Hawick and Hermitage councillor Davie Paterson, a former textile worker, said: “I think it is a massive boost for the town.
“I would hope that the town will get behind this initiative to better educate young people wishing to enter work in the knitwear industry.
“That would allow the industry to compete against competitors from all over the world and help keep Hawick producing some of the finest quality knitwear and hopefully not only retain the present workforce but create many opportunities for some enterprising local people to start up and create more jobs for Borders people for many years to come.”
Fellow ward councillor George Turnbull said: “This is a fabulous new centre in Hawick, which is the heart of the textile industry, and with so many world-class knitwear manufacturers, this new facility should go a long way to fill the skills gap, as is so urgently required.
“The knitwear industry offers permanent employment for those who are willing to learn new skills and offers a career ladder for school leavers who want to make progress throughout their working lives.
“Hawick has so much to offer and is a great place to live, work and play, and the quality of life is second to none.
“I wish all involved every success for the future.”
Watson McAteer, the ward’s other councillor and also the town’s honorary provost, said: “The South of Scotland Economic Partnership has demonstrated its faith in Hawick and our world-famous knitwear industry by committing £600,000 to develop our textile centre of excellence.
“This new facility will help to ensure the future of our core business and, importantly, create real opportunities for those who are seeking to learn specialist skills and develop experience.
“I am hopeful that this will be the first step in a renewed economic focus for Hawick and the southern Borders.”
Hawick and Denholm councillor Stuart Marshall, another former mill worker, said: “I’m sure that everyone in the town will welcome the £600,000 that has been invested in this facility, and hopefully it won’t be too long before our knitwear and textile industry is drawing on the vital skills of the trainees involved.
“It will be vital in the months ahead to measure the success of this new centre, which has been set up to address a critical skills shortage within the industry.
“Like many townsfolk, I don’t think the location of a prefabricated classroom to the rear of Hawick High School is the correct place to house this much-trumpeted centre of excellence.
“It’s such a pity that there hasn’t been much more thought given to bringing one of the many derelict old factories in the town back to life.”
Fellow ward councillor Clair Ramage added: “Starting teaching in Hawick, I was fully aware from the beginning of the town’s rich textile heritage as I taught within Hawick High School.
“The Henderson Building was the very first centre of excellence in textiles.

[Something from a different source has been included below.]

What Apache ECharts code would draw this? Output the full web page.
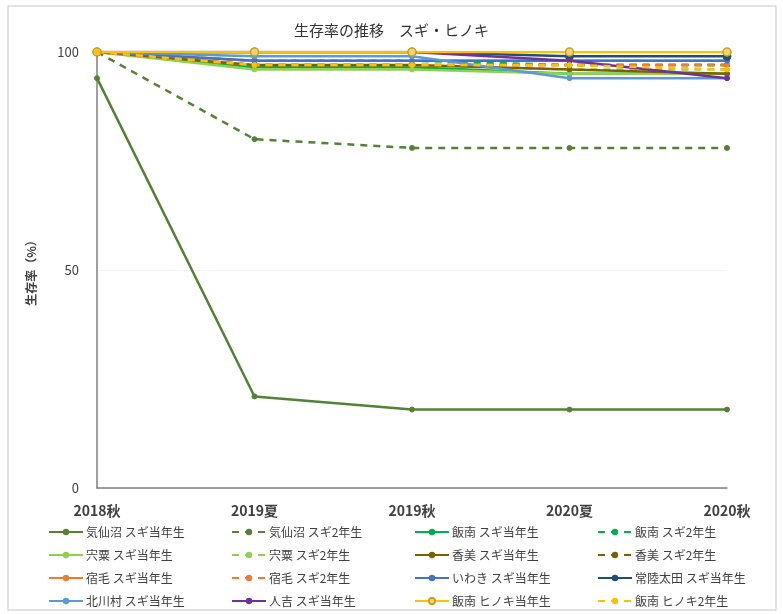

From there, a large department was set up at the Henderson’s Technical College, again a brilliant facility which helped to train much-needed staff.
“It was a sad day when we lost this college and the repercussions were obvious as knitwear companies struggled to recruit trained staff.
“I was therefore proud when the Scottish Government announced funding of £610,000 to fund a much-needed and long-overdue centre of excellence in textiles.
“Let us hope that as a centre it has a longevity that befits its importance to our town.”